Há momentos em que, sem perceba muito bem como, um "eu" desperta em dúvida e incredulidade...
É de madrugada. Pelas frinchas da persiana e através do vidro que separa o frio lá de fora do conforto de entre os cobertores, entram lâminas de luz amarela nascida do lampião do lado da rua. Do que se vê do céu, permanece escuro em conformidade com o esperado. E ele surge em mim com olhos de espanto...
Acede ao eu para se reconhecer e saber quando e onde está mas é só ao que consegue chegar. Olha em volta... Analisa o que tenho ao meu redor e vê tudo... Não há malícia, nem má vontade, não há desagrado, não há desprezo... Há a admiração de não se aperceber como está onde estou....
"Como é que vim aqui parar?
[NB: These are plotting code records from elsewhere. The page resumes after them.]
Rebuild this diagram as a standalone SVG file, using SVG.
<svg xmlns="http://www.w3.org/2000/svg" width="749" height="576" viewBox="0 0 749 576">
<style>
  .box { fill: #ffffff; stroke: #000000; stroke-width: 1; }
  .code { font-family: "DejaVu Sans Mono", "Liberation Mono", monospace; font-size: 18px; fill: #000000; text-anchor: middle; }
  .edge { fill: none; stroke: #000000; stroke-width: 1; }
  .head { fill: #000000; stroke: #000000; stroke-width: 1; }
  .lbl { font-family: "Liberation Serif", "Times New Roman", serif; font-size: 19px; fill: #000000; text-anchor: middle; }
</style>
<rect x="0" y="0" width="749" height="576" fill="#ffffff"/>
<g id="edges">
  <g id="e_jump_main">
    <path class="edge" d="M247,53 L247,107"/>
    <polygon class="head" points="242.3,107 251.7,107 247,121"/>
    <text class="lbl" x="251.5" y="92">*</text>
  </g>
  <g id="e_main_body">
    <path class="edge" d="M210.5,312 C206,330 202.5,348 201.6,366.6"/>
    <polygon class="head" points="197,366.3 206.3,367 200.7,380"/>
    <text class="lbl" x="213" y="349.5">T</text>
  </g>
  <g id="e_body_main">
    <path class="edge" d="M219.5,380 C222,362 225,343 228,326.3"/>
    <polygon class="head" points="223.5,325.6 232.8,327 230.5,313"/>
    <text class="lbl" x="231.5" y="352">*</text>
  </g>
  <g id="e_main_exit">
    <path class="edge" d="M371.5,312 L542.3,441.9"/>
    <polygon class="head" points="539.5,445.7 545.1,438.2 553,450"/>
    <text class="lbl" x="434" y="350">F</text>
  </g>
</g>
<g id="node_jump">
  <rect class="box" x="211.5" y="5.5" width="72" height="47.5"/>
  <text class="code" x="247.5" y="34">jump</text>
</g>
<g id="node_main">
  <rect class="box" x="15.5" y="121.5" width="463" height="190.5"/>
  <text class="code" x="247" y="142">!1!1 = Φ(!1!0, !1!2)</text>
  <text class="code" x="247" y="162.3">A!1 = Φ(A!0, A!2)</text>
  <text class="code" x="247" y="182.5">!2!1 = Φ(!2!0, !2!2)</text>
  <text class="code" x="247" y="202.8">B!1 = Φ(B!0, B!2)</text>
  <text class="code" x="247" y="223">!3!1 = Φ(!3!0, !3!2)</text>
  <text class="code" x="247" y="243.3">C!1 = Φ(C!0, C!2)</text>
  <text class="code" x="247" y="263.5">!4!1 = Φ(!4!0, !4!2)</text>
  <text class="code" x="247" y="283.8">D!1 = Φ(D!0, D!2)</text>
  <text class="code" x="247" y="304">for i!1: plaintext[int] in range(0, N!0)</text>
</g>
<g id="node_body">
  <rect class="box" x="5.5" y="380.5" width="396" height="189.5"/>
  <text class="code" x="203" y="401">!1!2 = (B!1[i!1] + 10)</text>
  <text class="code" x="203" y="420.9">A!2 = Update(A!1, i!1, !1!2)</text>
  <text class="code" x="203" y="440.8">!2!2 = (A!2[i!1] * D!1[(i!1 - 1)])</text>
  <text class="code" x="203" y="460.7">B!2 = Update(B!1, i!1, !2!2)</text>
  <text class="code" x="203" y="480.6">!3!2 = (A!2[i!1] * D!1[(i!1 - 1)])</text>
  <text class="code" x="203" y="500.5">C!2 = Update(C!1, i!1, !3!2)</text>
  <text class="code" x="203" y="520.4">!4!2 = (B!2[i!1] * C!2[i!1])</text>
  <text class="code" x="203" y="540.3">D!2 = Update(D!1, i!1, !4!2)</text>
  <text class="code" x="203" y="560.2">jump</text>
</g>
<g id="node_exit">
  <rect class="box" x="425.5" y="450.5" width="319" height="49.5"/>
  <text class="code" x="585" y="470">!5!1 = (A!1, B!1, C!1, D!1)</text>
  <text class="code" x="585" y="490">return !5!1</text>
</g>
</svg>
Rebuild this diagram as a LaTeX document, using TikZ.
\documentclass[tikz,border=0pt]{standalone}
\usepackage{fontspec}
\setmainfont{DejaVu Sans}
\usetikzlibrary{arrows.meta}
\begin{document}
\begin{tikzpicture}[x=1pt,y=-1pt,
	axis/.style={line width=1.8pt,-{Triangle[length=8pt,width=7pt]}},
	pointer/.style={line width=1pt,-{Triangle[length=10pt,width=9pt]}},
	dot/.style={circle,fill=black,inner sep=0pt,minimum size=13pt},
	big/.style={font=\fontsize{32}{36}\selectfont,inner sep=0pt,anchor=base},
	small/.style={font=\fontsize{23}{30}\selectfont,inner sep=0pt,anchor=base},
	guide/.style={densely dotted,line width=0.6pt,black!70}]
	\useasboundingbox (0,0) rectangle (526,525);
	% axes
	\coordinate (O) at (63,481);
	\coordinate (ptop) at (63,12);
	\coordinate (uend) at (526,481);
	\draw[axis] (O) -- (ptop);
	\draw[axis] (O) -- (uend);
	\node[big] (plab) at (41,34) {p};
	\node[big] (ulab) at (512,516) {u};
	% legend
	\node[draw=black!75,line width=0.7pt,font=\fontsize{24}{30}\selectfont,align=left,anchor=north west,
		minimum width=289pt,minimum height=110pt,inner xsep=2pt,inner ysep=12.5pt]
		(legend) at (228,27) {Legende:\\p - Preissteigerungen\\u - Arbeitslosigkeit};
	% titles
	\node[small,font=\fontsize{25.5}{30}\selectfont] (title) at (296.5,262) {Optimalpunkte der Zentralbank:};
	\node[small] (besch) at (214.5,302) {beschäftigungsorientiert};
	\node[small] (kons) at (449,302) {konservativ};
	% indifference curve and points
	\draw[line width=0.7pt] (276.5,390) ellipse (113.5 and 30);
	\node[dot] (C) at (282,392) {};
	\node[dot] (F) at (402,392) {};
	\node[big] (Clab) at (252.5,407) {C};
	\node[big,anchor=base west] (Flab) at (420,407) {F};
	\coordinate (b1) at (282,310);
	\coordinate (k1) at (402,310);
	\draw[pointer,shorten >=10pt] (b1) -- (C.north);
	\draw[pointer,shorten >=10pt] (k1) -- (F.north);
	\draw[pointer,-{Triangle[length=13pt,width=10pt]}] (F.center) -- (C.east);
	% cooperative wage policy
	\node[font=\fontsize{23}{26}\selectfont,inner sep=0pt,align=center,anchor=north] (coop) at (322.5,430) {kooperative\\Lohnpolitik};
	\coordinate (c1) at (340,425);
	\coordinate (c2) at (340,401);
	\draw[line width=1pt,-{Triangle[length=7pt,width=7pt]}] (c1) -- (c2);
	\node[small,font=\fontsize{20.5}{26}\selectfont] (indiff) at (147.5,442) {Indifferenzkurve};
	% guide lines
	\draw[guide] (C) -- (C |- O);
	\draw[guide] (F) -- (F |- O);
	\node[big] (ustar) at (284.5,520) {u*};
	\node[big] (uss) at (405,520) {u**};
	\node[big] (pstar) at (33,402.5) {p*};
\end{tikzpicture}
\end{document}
De onde este conforto? De onde a paz? Que foi feito ou que fiz eu para chegar a isto? De onde a força? Como a disciplina? Sorte?
E para onde daqui? Como continuar? Qual a direção ou sentido? Por onde?"
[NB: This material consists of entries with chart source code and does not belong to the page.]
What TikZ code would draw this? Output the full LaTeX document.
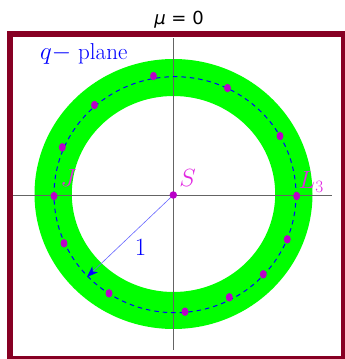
\documentclass[tikz,border=0pt]{standalone}
\usepackage{fontspec}
\newfontfamily\dejavu{DejaVu Sans}
\usetikzlibrary{arrows.meta,shapes.geometric}
\definecolor{framered}{RGB}{135,0,35}
\definecolor{ringgreen}{RGB}{0,255,0}
\definecolor{dotviolet}{RGB}{185,0,200}
\definecolor{labmag}{RGB}{225,40,225}
\definecolor{axisgray}{RGB}{100,100,100}
\begin{document}
\begin{tikzpicture}[x=1pt,y=-1pt,
  dotnode/.style={ellipse,fill=dotviolet,draw=none,minimum width=7pt,minimum height=8.5pt,inner sep=0pt},
  maglab/.style={font=\fontsize{23}{27}\selectfont,text=labmag,inner sep=0pt},
  bluelab/.style={font=\fontsize{23}{27}\selectfont,text=blue,inner sep=0pt},
  axisline/.style={draw=axisgray,line width=0.9pt},
  dashring/.style={draw=blue,line width=1pt,dash pattern=on 4.5pt off 4pt}]
\useasboundingbox (0,0) rectangle (345,359);
\clip (0,0) rectangle (345,359);
% frame
\draw[framered,line width=6pt] (10,34) rectangle (344,359);
% title
\node[anchor=base,inner sep=0pt,font=\fontsize{18}{21}\selectfont\dejavu] (title) at (179,24) {{\itshape μ} = 0};
% ring
\fill[ringgreen,even odd rule] (173.5,194) ellipse [x radius=139,y radius=135]
  (173.5,194) ellipse [x radius=101.7,y radius=98];
% axes
\coordinate (xl) at (13,195.5);
\coordinate (xr) at (332,195.5);
\coordinate (yt) at (173.3,38);
\coordinate (yb) at (173.3,350);
\draw[axisline] (xl) -- (xr);
\draw[axisline] (yt) -- (yb);
% dashed circle
\draw[dashring] (175,194.7) ellipse [x radius=121,y radius=118];
% label
\node[bluelab,anchor=base west] (qplane) at (40,59) {$q-$ plane};
% dots
\node[dotnode] (d1) at (153.5,76) {};
\node[dotnode] (d2) at (227.5,88) {};
\node[dotnode] (d3) at (94.5,105) {};
\node[dotnode] (d4) at (62.3,147.3) {};
\node[dotnode] (d5) at (280,136) {};
\node[dotnode] (J) at (54,196) {};
\node[dotnode] (L3) at (296.7,196) {};
\node[dotnode] (d8) at (64,243.3) {};
\node[dotnode] (d9) at (287.3,239.3) {};
\node[dotnode] (d10) at (263.3,274.3) {};
\node[dotnode] (d11) at (229.3,297.3) {};
\node[dotnode] (d12) at (185,311.7) {};
\node[dotnode] (d13) at (109,293.3) {};
% radius arrow
\coordinate (tip) at (87,277);
\draw[blue!60,line width=0.6pt,-{Stealth[length=11pt,width=8pt,inset=3pt,blue]}] (173.3,195) -- (tip);
\node[dotnode,minimum width=7.5pt,minimum height=7.5pt] (S) at (173.3,195) {};
% labels
\node[maglab,anchor=base] (Slab) at (187.5,186) {$S$};
\node[maglab,anchor=base] (Jlab) at (68.5,186) {$J$};
\node[maglab,anchor=base west] (Llab) at (298.5,188.3) {$L_3$};
\node[bluelab,anchor=base] (one) at (140.5,255) {$1$};
\end{tikzpicture}
\end{document}
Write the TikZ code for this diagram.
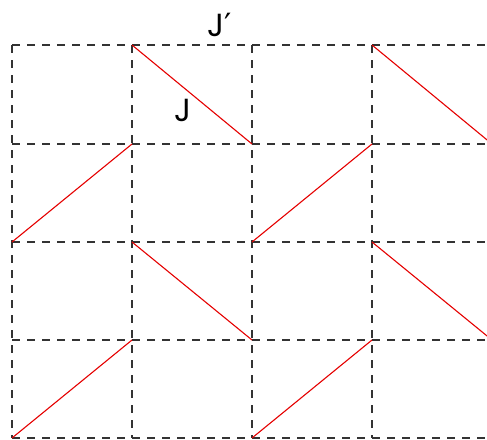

E um novo acesso a mim o faz sondar-me a vontade e desejos... Um timoneiro ao leme sem vontade pedindo a um capitão carta e rota ou destino para obedecer por falta de melhor ou pior opção.
À resposta simples e inconclusa de um cego, declara-se incapaz. Nada fez para chegar aqui e não se veria nunca com força ou ânimo, saber ou sorte, para simular a façanha.
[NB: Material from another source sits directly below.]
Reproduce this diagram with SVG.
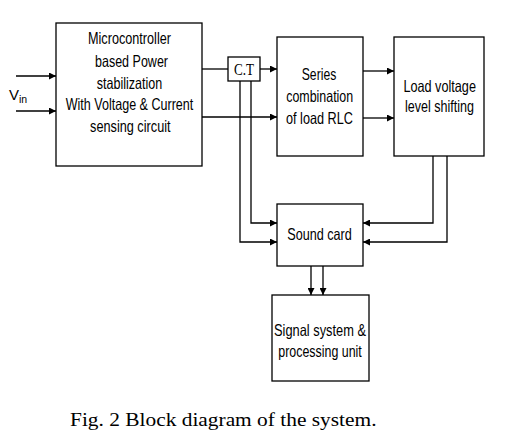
<svg xmlns="http://www.w3.org/2000/svg" width="523" height="437" viewBox="0 0 523 437">
<style>
.box{fill:#fff;stroke:#000;stroke-width:1.3}
.ln{fill:none;stroke:#000;stroke-width:1.3}
.t{font-family:"Liberation Sans",Arial,sans-serif;font-size:16.5px;fill:#000;text-anchor:middle}
.s{font-family:"Liberation Serif","Times New Roman",serif;fill:#000}
</style>
<defs>
<marker id="ah" viewBox="0 0 10 10" refX="10" refY="5" markerWidth="9" markerHeight="7" markerUnits="userSpaceOnUse" orient="auto">
<path d="M0,0 L10,5 L0,10 z" fill="#000"/>
</marker>
</defs>
<rect width="523" height="437" fill="#fff"/>
<g id="connectors">
<line class="ln" x1="16" y1="76" x2="56" y2="76" marker-end="url(#ah)"/>
<line class="ln" x1="16" y1="111" x2="56" y2="111" marker-end="url(#ah)"/>
<line class="ln" x1="202" y1="69" x2="228" y2="69"/>
<line class="ln" x1="260" y1="69" x2="277" y2="69" marker-end="url(#ah)"/>
<line class="ln" x1="202" y1="117" x2="277" y2="117" marker-end="url(#ah)"/>
<line class="ln" x1="363" y1="71" x2="394" y2="71" marker-end="url(#ah)"/>
<line class="ln" x1="363" y1="118" x2="394" y2="118" marker-end="url(#ah)"/>
<polyline class="ln" points="251,81 251,223 277,223" marker-end="url(#ah)"/>
<polyline class="ln" points="240,81 240,242 277,242" marker-end="url(#ah)"/>
<polyline class="ln" points="433,156 433,223 363,223" marker-end="url(#ah)"/>
<polyline class="ln" points="447,156 447,242 363,242" marker-end="url(#ah)"/>
<line class="ln" x1="311" y1="266" x2="311" y2="295" marker-end="url(#ah)"/>
<line class="ln" x1="323" y1="266" x2="323" y2="295" marker-end="url(#ah)"/>
</g>
<g id="vin">
<text x="9" y="100" style="font-family:'Liberation Sans',Arial,sans-serif;font-size:15px">V<tspan dy="2.5" style="font-size:10.5px">in</tspan></text>
</g>
<g id="micro">
<rect class="box" x="56" y="23" width="146" height="143"/>
<text class="t" x="129.5" y="44" textLength="83" lengthAdjust="spacingAndGlyphs">Microcontroller</text>
<text class="t" x="131.5" y="66.5" textLength="73" lengthAdjust="spacingAndGlyphs">based Power</text>
<text class="t" x="129.5" y="88.5" textLength="65.5" lengthAdjust="spacingAndGlyphs">stabilization</text>
<text class="t" x="129.5" y="110" textLength="127.5" lengthAdjust="spacingAndGlyphs">With Voltage &amp; Current</text>
<text class="t" x="130.3" y="132" textLength="80.5" lengthAdjust="spacingAndGlyphs">sensing circuit</text>
</g>
<g id="ct">
<rect class="box" x="228" y="57" width="32" height="24"/>
<text class="s" x="234" y="75" font-size="16" textLength="20" lengthAdjust="spacingAndGlyphs">C.T</text>
</g>
<g id="series">
<rect class="box" x="277" y="37" width="86" height="119"/>
<text class="t" x="319" y="79.5" textLength="34.5" lengthAdjust="spacingAndGlyphs">Series</text>
<text class="t" x="319.7" y="102" textLength="67" lengthAdjust="spacingAndGlyphs">combination</text>
<text class="t" x="319.5" y="124" textLength="67" lengthAdjust="spacingAndGlyphs">of load RLC</text>
</g>
<g id="load">
<rect class="box" x="394" y="37" width="90" height="119"/>
<text class="t" x="439.7" y="91.5" textLength="72.5" lengthAdjust="spacingAndGlyphs">Load voltage</text>
<text class="t" x="439.5" y="111.5" textLength="69" lengthAdjust="spacingAndGlyphs">level shifting</text>
</g>
<g id="sound">
<rect class="box" x="277" y="204" width="86" height="62"/>
<text class="t" x="319.5" y="240" textLength="64.5" lengthAdjust="spacingAndGlyphs">Sound card</text>
</g>
<g id="signal">
<rect class="box" x="272" y="295" width="97" height="86"/>
<text class="t" x="320" y="335.5" textLength="92" lengthAdjust="spacingAndGlyphs">Signal system &amp;</text>
<text class="t" x="320" y="357" textLength="83.5" lengthAdjust="spacingAndGlyphs">processing unit</text>
</g>
<text class="s" x="70" y="426" font-size="19" textLength="306.5" lengthAdjust="spacingAndGlyphs">Fig. 2 Block diagram of the system.</text>
</svg>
A vida dele é a de indigente. Um vagabundo mental que se resigna a esmolas piedosas senão a migalhas que roube a pombos que traz em si por felicidade e satisfação.
Isto que tenho não é para ele porque não tem como o manter. É carro de luxo quando não tem dinheiro para combustível...
Sai de volta para a inconsciência e deixa só o recado como declaração inapagável de que a minha fortuna é imensa e não para todos. Alvo de cobiça de muitos e de inveja de outros tantos...
O espanto torna-se novamente torpor e eu adiciono à consciência do que tenho um renovado temor de o perder. Assumo novamente o leme e sigo sem pedir muito mais além da força para manter o que tenho.